Imagino un novelista de los años 60 del siglo XX, uno de aquellos artesanos como Tomás Salvador, Alfonso Grosso o Torcuato Luca de Tena, construyendo personajes a partir de rasgos físicos más o menos labriegos, la indumentaria, los hábitos y el modo de hablar de las clases urbanas. Era lo más corriente, e incluso un poeta como Gil de Biedma sabía cuál iba a ser la identificación que produciría aquel verso inmortal: «Yo nací, perdonadme, en la época de la pérgola y el tenis». Imagino que estuvo a punto de escribir tennis, pero se contuvo. La mejor novela, en este aspecto, fue sin duda El Jarama, tan detestada por su autor, Rafael Sánchez Ferlosio, en la que todos y cada uno de los personajes reproducen las rarezas sintácticas y léxicas de su lugar de origen o de su oficio. Son notabilísimas las intervenciones de los guardias civiles, tras la muerte accidental de una muchacha. Un fenómeno de exactitud que ahorra al escritor insistir sobre los tópicos del tricornio.
Imagino ahora a
un novelista menor de 30 años tratando de definir a sus personajes. Se verá completamente perdido.

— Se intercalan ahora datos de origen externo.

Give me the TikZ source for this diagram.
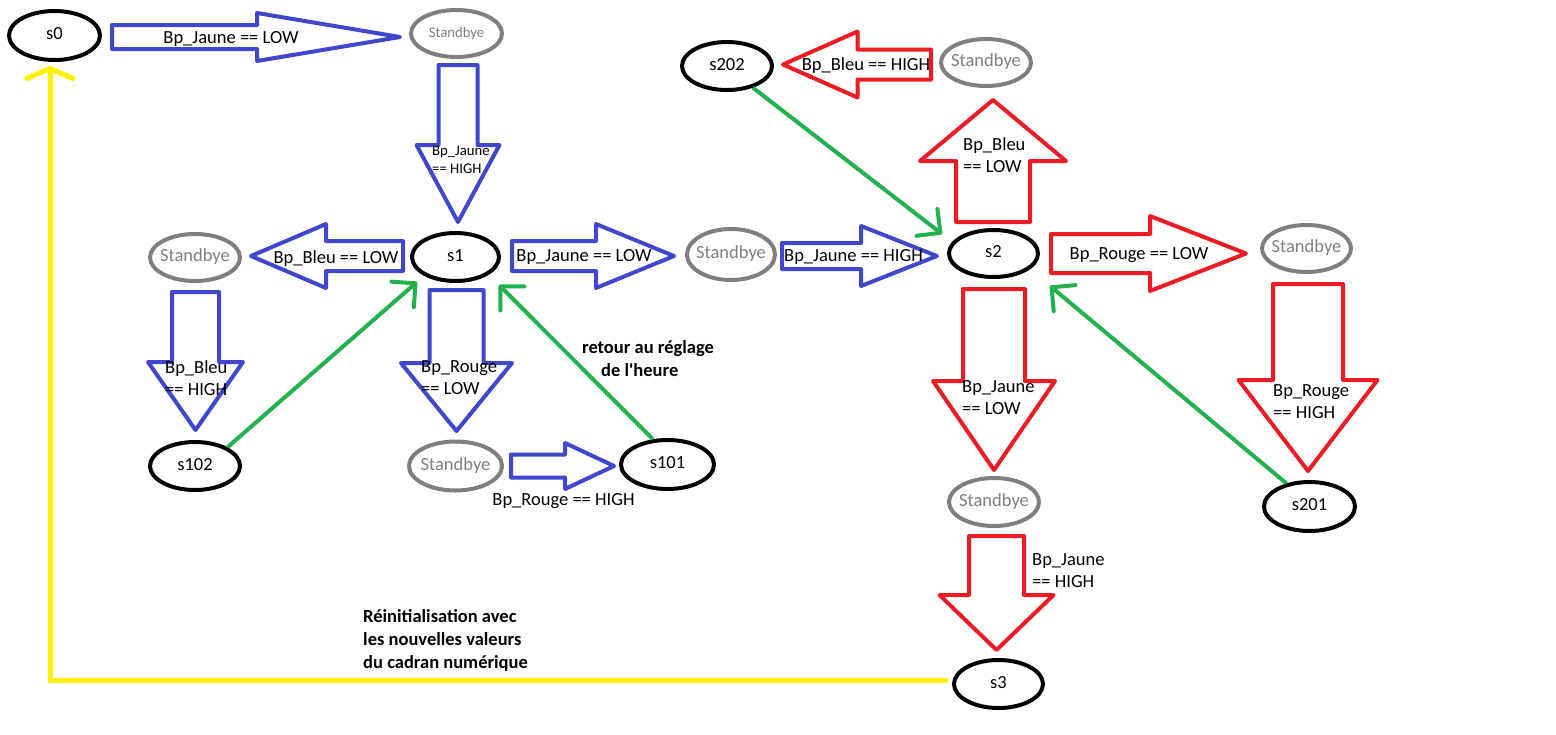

Solo podrá utilizar voces íntimas, buceos en la subjetividad del carácter, introspección en primera persona, porque en lo físico y en el modo de hablar apenas quedan ya distinciones. La masa tiene una sola voz, viste de manera gregaria, carece de desacuerdos o identidades) y encima no los necesita.
La presente obsesión por esa gente a la que suele llamarse los famosos suaviza la angustia de que ya no existan personas distinguibles, aunque sean grotescos constructores que engordaron vendiendo secarrales, aristócratas tronados o prostitutas que posan como modelos de elegancia. Carne para melancólicos.
La masa, afortunadamente, es mucho más rigurosa y severa. Solo entre personas muy atadas a la cultura rural (sobre todo las que llevan poco tiempo de vida urbana) es donde se dan tanto la nostalgia de pueblo como de los personajes distinguidos. La masa, la cada vez más poderosa y cohesionada unidad social (que, por cierto, es un coloso comparada con el enano que analizó Elias Canetti), ha barrido la vida rural y la popular, pero también la que se daba durante el breve periodo de la lucha de clases y que aún pudo componer con gran acierto Juan Marsé.
Quizá por esta razón, las novelas que en la actualidad enlazan con un público masivo usan una escenografía llamada abusivamente histórica, pero que es en realidad el sueño de una sociedad con diferencias, con clases, con añorados señores y siervos. Los asuntos de templarios, de mahometanos cordobeses, de estirpes religiosas medievales, de herederos de amantes de Cristo, esquivan la imposibilidad de definir mediante el recurso al disfraz. Vestidos de templarios o sarracenos, el príncipe y la corista adquieren distinción.
A la hora de hacerles hablar, se puede recurrir a un lenguaje de trapo, de culebrón televisivo. El Papa renacentista y valenciano habla siempre en plural, aunque sea para decir: «Tenemos una calor que nos atufa».
No creo equivocarme si añado que cuanto mayor es la cohesión de la masa (y es a partir de Google y Wikipedia que la igualación reduce a la nada el monigote llamado intelectual, uno de los últimos fácilmente imitables), mayor va siendo el poder del Estado. La masa es un monstruo con vida propia en el que no cuentan los individuos, pero también es una ameba ciega, sorda y desnortada. De modo que el Estado va siendo requerido por los propios súbditos (cada vez más amasados) para que extienda sus tentáculos hasta los rincones más íntimos de su privacidad.
Es la masa la que exige al Estado que prohíba el tabaco, que dicte la ley seca en carretera, que impida a los padres intervenir en los abortos de sus hijas menores, que imponga el amor a himnos y banderas, que multe por escribir en una lengua, que señale los días (y horas) de fiesta, que ordene cómo fecundar a las mujeres o que asigne reglas a la copulación comercial. La masa es una, se sabe sola, y teme despeñarse sin el yugo del Estado. Cuando llegue el momento, se despeñarán juntos. Nos despeñaremos.